If the staff can get teens to use the library and its services then they’re more likely to come back when they have their own children or grandchildren.
Of course, they still have books, magazines and videos that can be checked out.
Cabot Mayor Bill Cypert said, when he took office in 2011, “it was bought to my attention by the library board that their stats had doubled over the last five years. That meant the library was in big demand.”
But he added, “They needed more space so we put forward a bond issue (in 2013 that extended the city’s one-cent sales tax) that would provide the funding to build a new library.”
The city put its money where it’s need was, and Cypert said, “If it was important to our residents, then it was important to the city.”
So the city built a 4,000-square-foot branch at 909 W. Main St. at a cost of $2.6 million, and it owns the building and land, and continues to financially support the library.
“It’s a good investment and it improves the quality of life in our town.
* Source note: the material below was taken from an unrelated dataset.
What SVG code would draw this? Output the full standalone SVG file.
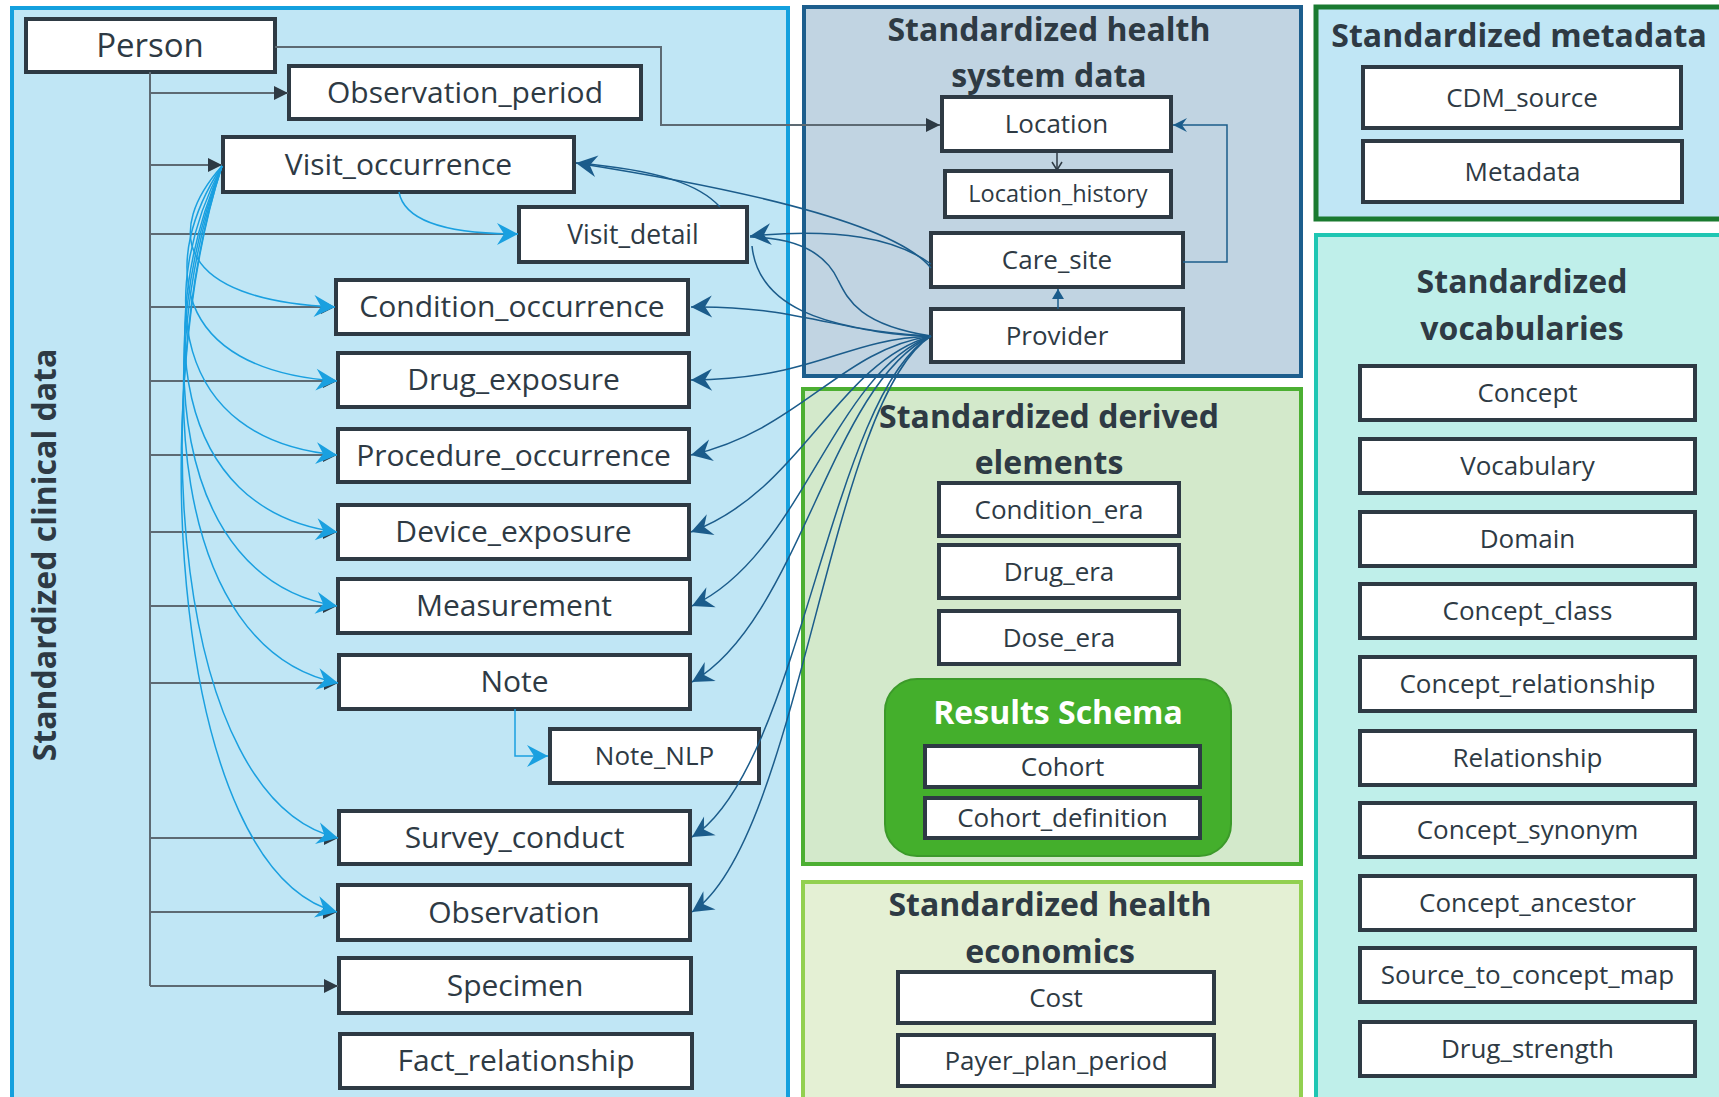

Since then (when the new branch opened), they have only continued to grow.
Recent library system numbers support Cypert’s claims.
Across the Lonoke/Prairie County Library System, to which the Cabot Public Library belongs, Moore said, “Our numbers are up.”
Last year, the system’s total visitors count, including their branches at Cabot, Carlisle, England and Lonoke, totaled 173,195 and their programs totaled 619.
Across the system, their numbers were up in 2016 over 2015. Circulation was up 15 percent; registration was up 78.8 percent; computer usage was up 34 percent; reference usage was up 76.5 percent; and visits were up 19 percent.
This year’s numbers also seem to be on the rise, Moore said.
Cabot is the largest branch in the system and accounted for more than half of last year’s total visits and nearly four-fifths of its total programming.
Moore said the system attempts to stay in tune with the needs and desires of the general public, because, she said, “We want to be a vital part of the community…People want to better their lives, and we want to give them a chance to pursue that goal.”